▶ _The problem_: Quote word for word the lines below, beginning with the first and ending with the one that has "T7_obs = [0.42, 0.72, 1.55, 2.70, 3.05, 2.52]". Drop the pictures.
-=-=-=-=-
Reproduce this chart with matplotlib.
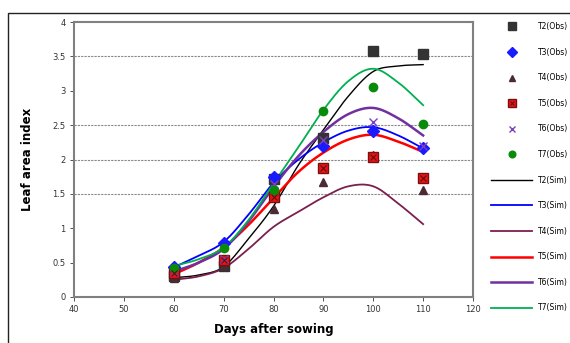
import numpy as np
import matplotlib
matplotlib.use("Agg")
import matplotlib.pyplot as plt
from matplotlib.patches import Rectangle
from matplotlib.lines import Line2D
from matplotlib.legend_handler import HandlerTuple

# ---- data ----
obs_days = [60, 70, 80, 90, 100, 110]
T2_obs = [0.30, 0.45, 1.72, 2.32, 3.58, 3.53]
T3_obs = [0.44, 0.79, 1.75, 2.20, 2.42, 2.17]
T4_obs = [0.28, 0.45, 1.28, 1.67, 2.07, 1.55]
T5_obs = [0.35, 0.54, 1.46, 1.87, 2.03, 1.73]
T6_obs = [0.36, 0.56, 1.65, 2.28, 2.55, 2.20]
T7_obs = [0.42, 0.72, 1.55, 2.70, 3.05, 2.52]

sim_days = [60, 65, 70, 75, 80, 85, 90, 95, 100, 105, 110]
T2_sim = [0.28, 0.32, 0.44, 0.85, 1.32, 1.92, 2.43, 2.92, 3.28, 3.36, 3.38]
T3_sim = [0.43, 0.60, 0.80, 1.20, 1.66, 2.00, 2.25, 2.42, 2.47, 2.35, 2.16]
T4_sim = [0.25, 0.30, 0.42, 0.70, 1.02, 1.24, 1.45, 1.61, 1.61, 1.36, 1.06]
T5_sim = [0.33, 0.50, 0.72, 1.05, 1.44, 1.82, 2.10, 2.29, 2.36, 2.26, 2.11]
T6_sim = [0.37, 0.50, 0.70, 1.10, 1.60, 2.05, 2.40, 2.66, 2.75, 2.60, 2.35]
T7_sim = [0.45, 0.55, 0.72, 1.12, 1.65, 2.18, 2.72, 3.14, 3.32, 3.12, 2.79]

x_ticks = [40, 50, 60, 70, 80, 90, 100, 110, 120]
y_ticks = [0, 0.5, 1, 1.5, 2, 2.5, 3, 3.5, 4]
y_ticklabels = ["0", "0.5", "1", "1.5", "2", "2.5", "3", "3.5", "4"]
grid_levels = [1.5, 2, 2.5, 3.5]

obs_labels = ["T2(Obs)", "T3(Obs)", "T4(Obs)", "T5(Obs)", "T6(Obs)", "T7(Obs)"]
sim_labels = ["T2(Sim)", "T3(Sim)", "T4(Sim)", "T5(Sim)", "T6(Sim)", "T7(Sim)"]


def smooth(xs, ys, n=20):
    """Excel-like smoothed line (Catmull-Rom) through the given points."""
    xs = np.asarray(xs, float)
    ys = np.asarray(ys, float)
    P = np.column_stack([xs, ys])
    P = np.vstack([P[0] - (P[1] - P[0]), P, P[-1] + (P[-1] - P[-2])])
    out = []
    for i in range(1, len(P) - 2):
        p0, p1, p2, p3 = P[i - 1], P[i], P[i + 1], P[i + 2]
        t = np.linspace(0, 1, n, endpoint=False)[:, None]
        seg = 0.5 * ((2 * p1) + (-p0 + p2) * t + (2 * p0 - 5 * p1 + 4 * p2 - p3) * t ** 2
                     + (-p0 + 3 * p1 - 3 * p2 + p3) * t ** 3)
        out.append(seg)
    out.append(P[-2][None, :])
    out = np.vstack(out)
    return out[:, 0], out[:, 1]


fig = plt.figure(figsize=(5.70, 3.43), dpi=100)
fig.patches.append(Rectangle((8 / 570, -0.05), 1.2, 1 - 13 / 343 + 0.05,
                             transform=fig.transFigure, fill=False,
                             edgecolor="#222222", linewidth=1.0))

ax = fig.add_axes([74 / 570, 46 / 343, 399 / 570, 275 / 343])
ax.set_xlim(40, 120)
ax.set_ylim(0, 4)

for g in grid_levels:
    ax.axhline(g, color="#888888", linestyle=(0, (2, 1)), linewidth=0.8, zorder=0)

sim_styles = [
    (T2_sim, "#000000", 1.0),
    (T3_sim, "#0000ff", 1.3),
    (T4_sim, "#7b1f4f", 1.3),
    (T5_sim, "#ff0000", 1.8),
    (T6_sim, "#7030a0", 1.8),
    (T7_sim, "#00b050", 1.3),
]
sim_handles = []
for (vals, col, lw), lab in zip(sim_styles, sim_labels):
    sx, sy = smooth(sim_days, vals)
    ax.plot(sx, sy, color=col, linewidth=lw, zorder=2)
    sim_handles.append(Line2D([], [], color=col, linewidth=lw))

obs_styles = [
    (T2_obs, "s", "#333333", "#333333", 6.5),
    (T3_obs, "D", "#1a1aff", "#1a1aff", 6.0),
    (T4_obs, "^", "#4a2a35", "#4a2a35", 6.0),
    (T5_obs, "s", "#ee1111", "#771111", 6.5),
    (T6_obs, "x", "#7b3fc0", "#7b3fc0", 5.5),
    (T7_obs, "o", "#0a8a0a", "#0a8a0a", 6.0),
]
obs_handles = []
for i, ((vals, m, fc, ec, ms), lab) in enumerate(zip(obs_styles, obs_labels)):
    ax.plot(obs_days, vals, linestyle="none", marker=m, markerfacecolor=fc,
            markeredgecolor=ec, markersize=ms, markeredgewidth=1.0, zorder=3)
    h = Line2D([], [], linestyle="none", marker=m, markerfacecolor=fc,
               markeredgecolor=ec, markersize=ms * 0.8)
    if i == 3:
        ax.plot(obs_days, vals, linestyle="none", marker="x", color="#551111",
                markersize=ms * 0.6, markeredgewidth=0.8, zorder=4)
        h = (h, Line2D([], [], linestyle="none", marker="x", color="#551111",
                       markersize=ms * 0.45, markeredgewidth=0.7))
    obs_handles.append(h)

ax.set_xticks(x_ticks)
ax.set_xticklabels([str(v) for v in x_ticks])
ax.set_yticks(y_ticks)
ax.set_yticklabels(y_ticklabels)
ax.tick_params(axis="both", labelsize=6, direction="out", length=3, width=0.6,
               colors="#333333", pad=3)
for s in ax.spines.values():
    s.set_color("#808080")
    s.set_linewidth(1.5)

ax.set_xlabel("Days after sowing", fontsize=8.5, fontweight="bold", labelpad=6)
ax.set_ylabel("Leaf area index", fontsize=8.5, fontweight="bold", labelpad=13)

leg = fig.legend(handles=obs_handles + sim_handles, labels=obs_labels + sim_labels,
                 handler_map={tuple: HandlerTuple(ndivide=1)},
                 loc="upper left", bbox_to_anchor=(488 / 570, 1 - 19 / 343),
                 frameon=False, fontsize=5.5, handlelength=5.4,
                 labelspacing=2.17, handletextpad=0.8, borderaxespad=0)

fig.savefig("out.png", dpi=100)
-=-=-=-=-
▶ _Solution_:
Reproduce this chart with matplotlib.
import numpy as np
import matplotlib
matplotlib.use("Agg")
import matplotlib.pyplot as plt
from matplotlib.patches import Rectangle
from matplotlib.lines import Line2D
from matplotlib.legend_handler import HandlerTuple

# ---- data ----
obs_days = [60, 70, 80, 90, 100, 110]
T2_obs = [0.30, 0.45, 1.72, 2.32, 3.58, 3.53]
T3_obs = [0.44, 0.79, 1.75, 2.20, 2.42, 2.17]
T4_obs = [0.28, 0.45, 1.28, 1.67, 2.07, 1.55]
T5_obs = [0.35, 0.54, 1.46, 1.87, 2.03, 1.73]
T6_obs = [0.36, 0.56, 1.65, 2.28, 2.55, 2.20]
T7_obs = [0.42, 0.72, 1.55, 2.70, 3.05, 2.52]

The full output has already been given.